Restate each line word for word. Leave out every picture.

>>>

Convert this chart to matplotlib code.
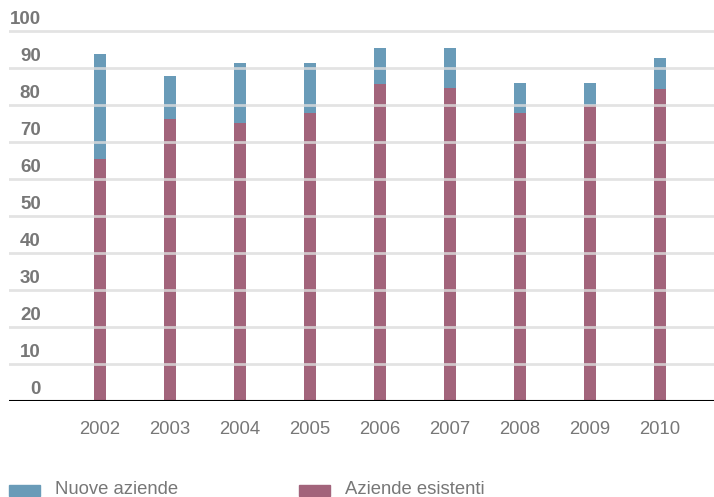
import matplotlib
matplotlib.use("Agg")
import matplotlib.pyplot as plt
from matplotlib.patches import Rectangle

years = ["2002", "2003", "2004", "2005", "2006", "2007", "2008", "2009", "2010"]
aziende_esistenti = [65.4, 76.2, 75.1, 77.8, 85.7, 84.6, 77.8, 80.0, 84.3]
nuove_aziende = [28.4, 11.6, 16.3, 13.6, 9.7, 10.8, 8.1, 5.9, 8.4]
y_ticks = [0, 10, 20, 30, 40, 50, 60, 70, 80, 90, 100]

col_new = "#699bb8"
col_old = "#a2647b"
grid_col = "#dddddd"
text_col = "#777777"

W, H = 714, 497
fig = plt.figure(figsize=(W / 100, H / 100), dpi=100)
ax_left, ax_right = 9, 714
ax_bottom, ax_top = 401, 10
ax = fig.add_axes([ax_left / W, 1 - ax_bottom / H,
                   (ax_right - ax_left) / W, (ax_bottom - ax_top) / H])

ymax = (ax_bottom - ax_top) / 3.7
x = list(range(len(years)))
bw = 0.17
ax.bar(x, aziende_esistenti, width=bw, color=col_old, zorder=2)
ax.bar(x, nuove_aziende, width=bw, bottom=aziende_esistenti, color=col_new, zorder=2)

ax.set_xlim((ax_left - 100) / 70, (ax_right - 100) / 70)
ax.set_ylim(0, ymax)

for v in y_ticks[1:]:
    ax.axhline(v, color=grid_col, lw=2.0, alpha=0.8, zorder=3)
ax.axhline(0, color="black", lw=1.5, zorder=4)

tr = ax.get_yaxis_transform()
for v in y_ticks:
    ax.text(0.045, v + 0.8, str(v), transform=tr, ha="right", va="bottom",
            fontsize=13.5, fontweight="bold", color=text_col,
            family="Liberation Sans", zorder=5)

for xi, lab in zip(x, years):
    ax.text(xi, -7.7, lab, ha="center", va="center", fontsize=13.3,
            color=text_col, family="Liberation Sans", clip_on=False)

for s in ax.spines.values():
    s.set_visible(False)
ax.set_xticks([])
ax.set_yticks([])

# legend drawn in figure pixel coordinates
def legend_item(x0, color, label):
    fig.patches.append(Rectangle((x0 / W, 1 - 496 / H), 31 / W, 11 / H,
                                 transform=fig.transFigure, color=color))
    fig.text((x0 + 46) / W, 1 - 490 / H, label, ha="left", va="center",
             fontsize=13.3, color=text_col, family="Liberation Sans")

legend_item(9, col_new, "Nuove aziende")
legend_item(299, col_old, "Aziende esistenti")

fig.savefig("out.png", dpi=100)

<<<

• Output of the exercise:
Convert this chart to matplotlib code.
import matplotlib
matplotlib.use("Agg")
import matplotlib.pyplot as plt
from matplotlib.patches import Rectangle

years = ["2002", "2003", "2004", "2005", "2006", "2007", "2008", "2009", "2010"]
aziende_esistenti = [65.4, 76.2, 75.1, 77.8, 85.7, 84.6, 77.8, 80.0, 84.3]
nuove_aziende = [28.4, 11.6, 16.3, 13.6, 9.7, 10.8, 8.1, 5.9, 8.4]
y_ticks = [0, 10, 20, 30, 40, 50, 60, 70, 80, 90, 100]

col_new = "#699bb8"
col_old = "#a2647b"
grid_col = "#dddddd"
text_col = "#777777"

W, H = 714, 497
fig = plt.figure(figsize=(W / 100, H / 100), dpi=100)
ax_left, ax_right = 9, 714
ax_bottom, ax_top = 401, 10
ax = fig.add_axes([ax_left / W, 1 - ax_bottom / H,
                   (ax_right - ax_left) / W, (ax_bottom - ax_top) / H])

ymax = (ax_bottom - ax_top) / 3.7
x = list(range(len(years)))
bw = 0.17
ax.bar(x, aziende_esistenti, width=bw, color=col_old, zorder=2)
ax.bar(x, nuove_aziende, width=bw, bottom=aziende_esistenti, color=col_new, zorder=2)

ax.set_xlim((ax_left - 100) / 70, (ax_right - 100) / 70)
ax.set_ylim(0, ymax)

for v in y_ticks[1:]:
    ax.axhline(v, color=grid_col, lw=2.0, alpha=0.8, zorder=3)
ax.axhline(0, color="black", lw=1.5, zorder=4)

tr = ax.get_yaxis_transform()
for v in y_ticks:
    ax.text(0.045, v + 0.8, str(v), transform=tr, ha="right", va="bottom",
            fontsize=13.5, fontweight="bold", color=text_col,
            family="Liberation Sans", zorder=5)

for xi, lab in zip(x, years):
    ax.text(xi, -7.7, lab, ha="center", va="center", fontsize=13.3,
            color=text_col, family="Liberation Sans", clip_on=False)

for s in ax.spines.values():
    s.set_visible(False)
ax.set_xticks([])
ax.set_yticks([])

# legend drawn in figure pixel coordinates
def legend_item(x0, color, label):
    fig.patches.append(Rectangle((x0 / W, 1 - 496 / H), 31 / W, 11 / H,
                                 transform=fig.transFigure, color=color))
    fig.text((x0 + 46) / W, 1 - 490 / H, label, ha="left", va="center",
             fontsize=13.3, color=text_col, family="Liberation Sans")

legend_item(9, col_new, "Nuove aziende")
legend_item(299, col_old, "Aziende esistenti")

fig.savefig("out.png", dpi=100)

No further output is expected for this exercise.